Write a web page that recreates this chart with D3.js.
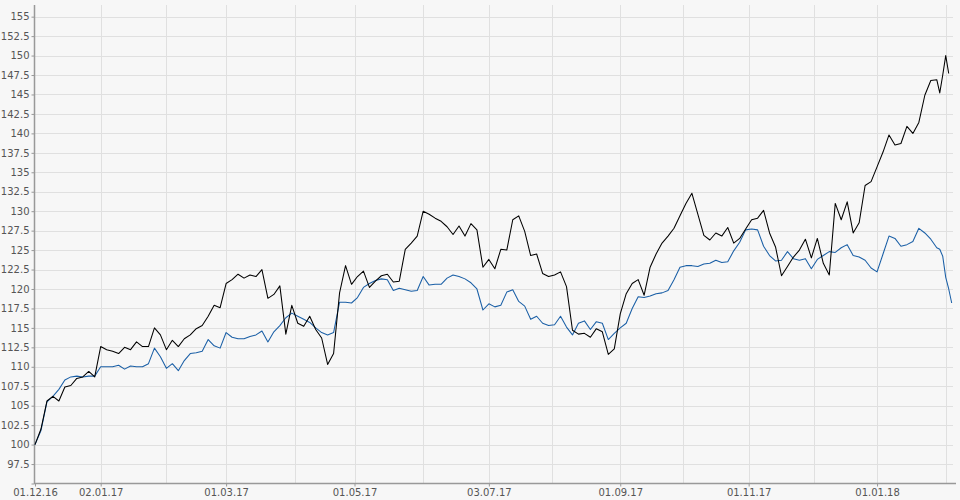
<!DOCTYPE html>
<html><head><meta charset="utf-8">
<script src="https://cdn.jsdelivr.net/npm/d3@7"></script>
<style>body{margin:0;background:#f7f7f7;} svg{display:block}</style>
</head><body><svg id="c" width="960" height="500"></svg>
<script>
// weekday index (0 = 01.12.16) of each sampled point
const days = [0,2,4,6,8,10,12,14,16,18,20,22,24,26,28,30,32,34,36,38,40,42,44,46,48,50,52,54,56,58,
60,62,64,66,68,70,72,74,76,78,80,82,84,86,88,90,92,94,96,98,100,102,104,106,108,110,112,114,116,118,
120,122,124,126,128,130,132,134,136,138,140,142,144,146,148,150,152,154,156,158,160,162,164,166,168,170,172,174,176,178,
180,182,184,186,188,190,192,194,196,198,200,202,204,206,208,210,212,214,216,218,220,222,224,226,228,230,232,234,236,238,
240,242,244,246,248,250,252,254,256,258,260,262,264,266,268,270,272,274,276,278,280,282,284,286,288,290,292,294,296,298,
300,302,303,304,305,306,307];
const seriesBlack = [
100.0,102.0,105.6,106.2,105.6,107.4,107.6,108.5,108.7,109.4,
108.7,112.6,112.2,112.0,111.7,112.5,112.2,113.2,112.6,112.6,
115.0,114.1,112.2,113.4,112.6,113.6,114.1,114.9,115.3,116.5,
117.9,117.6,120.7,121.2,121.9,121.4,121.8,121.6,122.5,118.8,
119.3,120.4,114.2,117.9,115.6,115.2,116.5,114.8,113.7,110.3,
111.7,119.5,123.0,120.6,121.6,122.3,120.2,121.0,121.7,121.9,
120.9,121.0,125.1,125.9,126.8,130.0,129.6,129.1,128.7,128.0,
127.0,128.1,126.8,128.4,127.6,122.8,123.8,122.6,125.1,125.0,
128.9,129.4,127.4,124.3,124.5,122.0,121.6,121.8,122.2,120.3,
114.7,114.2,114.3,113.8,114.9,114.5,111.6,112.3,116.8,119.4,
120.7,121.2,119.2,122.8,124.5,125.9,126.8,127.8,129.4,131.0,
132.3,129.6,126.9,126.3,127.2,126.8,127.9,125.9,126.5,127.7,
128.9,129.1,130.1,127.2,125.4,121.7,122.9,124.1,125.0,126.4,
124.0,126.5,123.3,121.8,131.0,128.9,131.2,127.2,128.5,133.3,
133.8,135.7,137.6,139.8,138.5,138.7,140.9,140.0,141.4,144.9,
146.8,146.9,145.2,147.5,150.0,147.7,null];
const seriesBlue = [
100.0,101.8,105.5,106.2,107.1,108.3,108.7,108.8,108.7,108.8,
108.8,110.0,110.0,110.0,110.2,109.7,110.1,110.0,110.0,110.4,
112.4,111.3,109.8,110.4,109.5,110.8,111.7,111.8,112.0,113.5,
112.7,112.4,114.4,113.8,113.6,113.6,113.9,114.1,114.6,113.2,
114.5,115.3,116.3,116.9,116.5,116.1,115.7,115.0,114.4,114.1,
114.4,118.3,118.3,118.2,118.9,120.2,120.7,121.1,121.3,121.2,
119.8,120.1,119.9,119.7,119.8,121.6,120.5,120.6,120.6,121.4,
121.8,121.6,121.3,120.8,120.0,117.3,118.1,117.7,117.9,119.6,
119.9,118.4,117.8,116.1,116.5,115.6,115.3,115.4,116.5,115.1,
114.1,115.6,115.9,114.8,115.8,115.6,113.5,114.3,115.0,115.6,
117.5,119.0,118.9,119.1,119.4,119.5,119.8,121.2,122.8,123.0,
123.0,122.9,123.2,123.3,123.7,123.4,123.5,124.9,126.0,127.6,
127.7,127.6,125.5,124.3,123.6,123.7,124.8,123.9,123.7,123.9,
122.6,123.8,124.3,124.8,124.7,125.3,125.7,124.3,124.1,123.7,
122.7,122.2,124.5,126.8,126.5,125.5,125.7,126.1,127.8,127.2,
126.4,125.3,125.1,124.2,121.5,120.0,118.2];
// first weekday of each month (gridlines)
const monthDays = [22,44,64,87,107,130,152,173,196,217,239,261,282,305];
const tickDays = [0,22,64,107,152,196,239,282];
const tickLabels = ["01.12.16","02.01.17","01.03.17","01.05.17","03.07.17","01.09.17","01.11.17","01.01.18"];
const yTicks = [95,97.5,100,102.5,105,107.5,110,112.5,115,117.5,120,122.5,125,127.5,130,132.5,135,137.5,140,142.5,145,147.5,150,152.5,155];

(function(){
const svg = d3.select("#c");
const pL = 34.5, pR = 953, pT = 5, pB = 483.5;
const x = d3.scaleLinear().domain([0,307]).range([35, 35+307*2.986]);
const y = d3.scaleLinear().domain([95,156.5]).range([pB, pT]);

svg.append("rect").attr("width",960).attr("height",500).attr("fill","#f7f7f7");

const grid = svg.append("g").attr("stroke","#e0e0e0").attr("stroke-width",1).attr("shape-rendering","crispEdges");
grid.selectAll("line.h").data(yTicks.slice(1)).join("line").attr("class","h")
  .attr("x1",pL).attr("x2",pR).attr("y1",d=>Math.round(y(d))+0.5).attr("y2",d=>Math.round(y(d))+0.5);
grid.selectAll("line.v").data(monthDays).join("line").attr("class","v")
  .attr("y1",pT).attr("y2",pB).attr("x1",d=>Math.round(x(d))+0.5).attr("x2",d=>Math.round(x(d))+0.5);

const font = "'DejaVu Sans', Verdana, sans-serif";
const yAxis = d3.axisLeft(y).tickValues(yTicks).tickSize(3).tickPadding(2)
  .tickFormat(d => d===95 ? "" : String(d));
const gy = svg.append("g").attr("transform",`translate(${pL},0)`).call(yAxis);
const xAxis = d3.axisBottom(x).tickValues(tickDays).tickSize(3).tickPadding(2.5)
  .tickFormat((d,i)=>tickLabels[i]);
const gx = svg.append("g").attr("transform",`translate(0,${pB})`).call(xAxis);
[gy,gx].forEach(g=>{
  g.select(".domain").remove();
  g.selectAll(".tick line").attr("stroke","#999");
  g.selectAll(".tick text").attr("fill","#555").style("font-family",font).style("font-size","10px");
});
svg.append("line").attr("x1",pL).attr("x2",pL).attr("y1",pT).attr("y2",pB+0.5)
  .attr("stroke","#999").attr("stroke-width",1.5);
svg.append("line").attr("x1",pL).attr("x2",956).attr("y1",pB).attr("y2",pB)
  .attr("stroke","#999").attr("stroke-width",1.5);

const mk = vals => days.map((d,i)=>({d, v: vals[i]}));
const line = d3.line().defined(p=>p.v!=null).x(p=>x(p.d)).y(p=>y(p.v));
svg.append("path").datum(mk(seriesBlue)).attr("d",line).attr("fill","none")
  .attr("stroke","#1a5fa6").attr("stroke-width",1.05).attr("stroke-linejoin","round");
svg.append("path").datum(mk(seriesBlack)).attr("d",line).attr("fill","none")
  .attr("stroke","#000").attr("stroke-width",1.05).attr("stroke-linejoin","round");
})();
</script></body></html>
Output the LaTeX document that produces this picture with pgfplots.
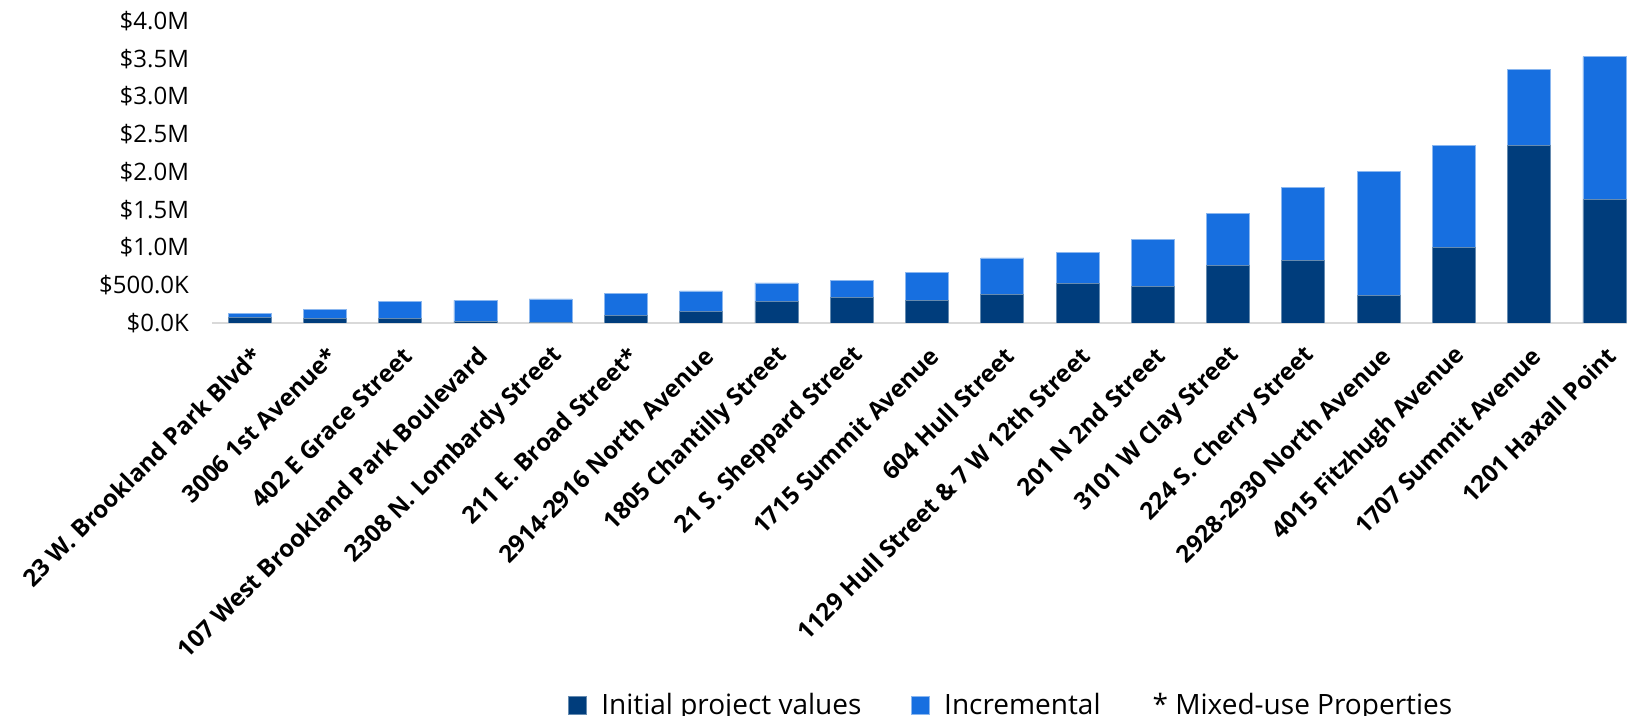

# INSTRUCTION:
All the records above need to be given again word for word. Skip the pictures.

# RESPONSE TO THIS EXERCISE:
Write a web page that recreates this chart with D3.js.
<!DOCTYPE html>
<html><head><meta charset="utf-8">
<script src="https://cdn.jsdelivr.net/npm/d3@7"></script>
<style>body{margin:0;background:#f7f7f7;} svg{display:block}</style>
</head><body><svg id="c" width="960" height="500"></svg>
<script>
// weekday index (0 = 01.12.16) of each sampled point
const days = [0,2,4,6,8,10,12,14,16,18,20,22,24,26,28,30,32,34,36,38,40,42,44,46,48,50,52,54,56,58,
60,62,64,66,68,70,72,74,76,78,80,82,84,86,88,90,92,94,96,98,100,102,104,106,108,110,112,114,116,118,
120,122,124,126,128,130,132,134,136,138,140,142,144,146,148,150,152,154,156,158,160,162,164,166,168,170,172,174,176,178,
180,182,184,186,188,190,192,194,196,198,200,202,204,206,208,210,212,214,216,218,220,222,224,226,228,230,232,234,236,238,
240,242,244,246,248,250,252,254,256,258,260,262,264,266,268,270,272,274,276,278,280,282,284,286,288,290,292,294,296,298,
300,302,303,304,305,306,307];
const seriesBlack = [
100.0,102.0,105.6,106.2,105.6,107.4,107.6,108.5,108.7,109.4,
108.7,112.6,112.2,112.0,111.7,112.5,112.2,113.2,112.6,112.6,
115.0,114.1,112.2,113.4,112.6,113.6,114.1,114.9,115.3,116.5,
117.9,117.6,120.7,121.2,121.9,121.4,121.8,121.6,122.5,118.8,
119.3,120.4,114.2,117.9,115.6,115.2,116.5,114.8,113.7,110.3,
111.7,119.5,123.0,120.6,121.6,122.3,120.2,121.0,121.7,121.9,
120.9,121.0,125.1,125.9,126.8,130.0,129.6,129.1,128.7,128.0,
127.0,128.1,126.8,128.4,127.6,122.8,123.8,122.6,125.1,125.0,
128.9,129.4,127.4,124.3,124.5,122.0,121.6,121.8,122.2,120.3,
114.7,114.2,114.3,113.8,114.9,114.5,111.6,112.3,116.8,119.4,
120.7,121.2,119.2,122.8,124.5,125.9,126.8,127.8,129.4,131.0,
132.3,129.6,126.9,126.3,127.2,126.8,127.9,125.9,126.5,127.7,
128.9,129.1,130.1,127.2,125.4,121.7,122.9,124.1,125.0,126.4,
124.0,126.5,123.3,121.8,131.0,128.9,131.2,127.2,128.5,133.3,
133.8,135.7,137.6,139.8,138.5,138.7,140.9,140.0,141.4,144.9,
146.8,146.9,145.2,147.5,150.0,147.7,null];
const seriesBlue = [
100.0,101.8,105.5,106.2,107.1,108.3,108.7,108.8,108.7,108.8,
108.8,110.0,110.0,110.0,110.2,109.7,110.1,110.0,110.0,110.4,
112.4,111.3,109.8,110.4,109.5,110.8,111.7,111.8,112.0,113.5,
112.7,112.4,114.4,113.8,113.6,113.6,113.9,114.1,114.6,113.2,
114.5,115.3,116.3,116.9,116.5,116.1,115.7,115.0,114.4,114.1,
114.4,118.3,118.3,118.2,118.9,120.2,120.7,121.1,121.3,121.2,
119.8,120.1,119.9,119.7,119.8,121.6,120.5,120.6,120.6,121.4,
121.8,121.6,121.3,120.8,120.0,117.3,118.1,117.7,117.9,119.6,
119.9,118.4,117.8,116.1,116.5,115.6,115.3,115.4,116.5,115.1,
114.1,115.6,115.9,114.8,115.8,115.6,113.5,114.3,115.0,115.6,
117.5,119.0,118.9,119.1,119.4,119.5,119.8,121.2,122.8,123.0,
123.0,122.9,123.2,123.3,123.7,123.4,123.5,124.9,126.0,127.6,
127.7,127.6,125.5,124.3,123.6,123.7,124.8,123.9,123.7,123.9,
122.6,123.8,124.3,124.8,124.7,125.3,125.7,124.3,124.1,123.7,
122.7,122.2,124.5,126.8,126.5,125.5,125.7,126.1,127.8,127.2,
126.4,125.3,125.1,124.2,121.5,120.0,118.2];
// first weekday of each month (gridlines)
const monthDays = [22,44,64,87,107,130,152,173,196,217,239,261,282,305];
const tickDays = [0,22,64,107,152,196,239,282];
const tickLabels = ["01.12.16","02.01.17","01.03.17","01.05.17","03.07.17","01.09.17","01.11.17","01.01.18"];
const yTicks = [95,97.5,100,102.5,105,107.5,110,112.5,115,117.5,120,122.5,125,127.5,130,132.5,135,137.5,140,142.5,145,147.5,150,152.5,155];

(function(){
const svg = d3.select("#c");
const pL = 34.5, pR = 953, pT = 5, pB = 483.5;
const x = d3.scaleLinear().domain([0,307]).range([35, 35+307*2.986]);
const y = d3.scaleLinear().domain([95,156.5]).range([pB, pT]);

svg.append("rect").attr("width",960).attr("height",500).attr("fill","#f7f7f7");

const grid = svg.append("g").attr("stroke","#e0e0e0").attr("stroke-width",1).attr("shape-rendering","crispEdges");
grid.selectAll("line.h").data(yTicks.slice(1)).join("line").attr("class","h")
  .attr("x1",pL).attr("x2",pR).attr("y1",d=>Math.round(y(d))+0.5).attr("y2",d=>Math.round(y(d))+0.5);
grid.selectAll("line.v").data(monthDays).join("line").attr("class","v")
  .attr("y1",pT).attr("y2",pB).attr("x1",d=>Math.round(x(d))+0.5).attr("x2",d=>Math.round(x(d))+0.5);

const font = "'DejaVu Sans', Verdana, sans-serif";
const yAxis = d3.axisLeft(y).tickValues(yTicks).tickSize(3).tickPadding(2)
  .tickFormat(d => d===95 ? "" : String(d));
const gy = svg.append("g").attr("transform",`translate(${pL},0)`).call(yAxis);
const xAxis = d3.axisBottom(x).tickValues(tickDays).tickSize(3).tickPadding(2.5)
  .tickFormat((d,i)=>tickLabels[i]);
const gx = svg.append("g").attr("transform",`translate(0,${pB})`).call(xAxis);
[gy,gx].forEach(g=>{
  g.select(".domain").remove();
  g.selectAll(".tick line").attr("stroke","#999");
  g.selectAll(".tick text").attr("fill","#555").style("font-family",font).style("font-size","10px");
});
svg.append("line").attr("x1",pL).attr("x2",pL).attr("y1",pT).attr("y2",pB+0.5)
  .attr("stroke","#999").attr("stroke-width",1.5);
svg.append("line").attr("x1",pL).attr("x2",956).attr("y1",pB).attr("y2",pB)
  .attr("stroke","#999").attr("stroke-width",1.5);

const mk = vals => days.map((d,i)=>({d, v: vals[i]}));
const line = d3.line().defined(p=>p.v!=null).x(p=>x(p.d)).y(p=>y(p.v));
svg.append("path").datum(mk(seriesBlue)).attr("d",line).attr("fill","none")
  .attr("stroke","#1a5fa6").attr("stroke-width",1.05).attr("stroke-linejoin","round");
svg.append("path").datum(mk(seriesBlack)).attr("d",line).attr("fill","none")
  .attr("stroke","#000").attr("stroke-width",1.05).attr("stroke-linejoin","round");
})();
</script></body></html>
Output the LaTeX document that produces this picture with pgfplots.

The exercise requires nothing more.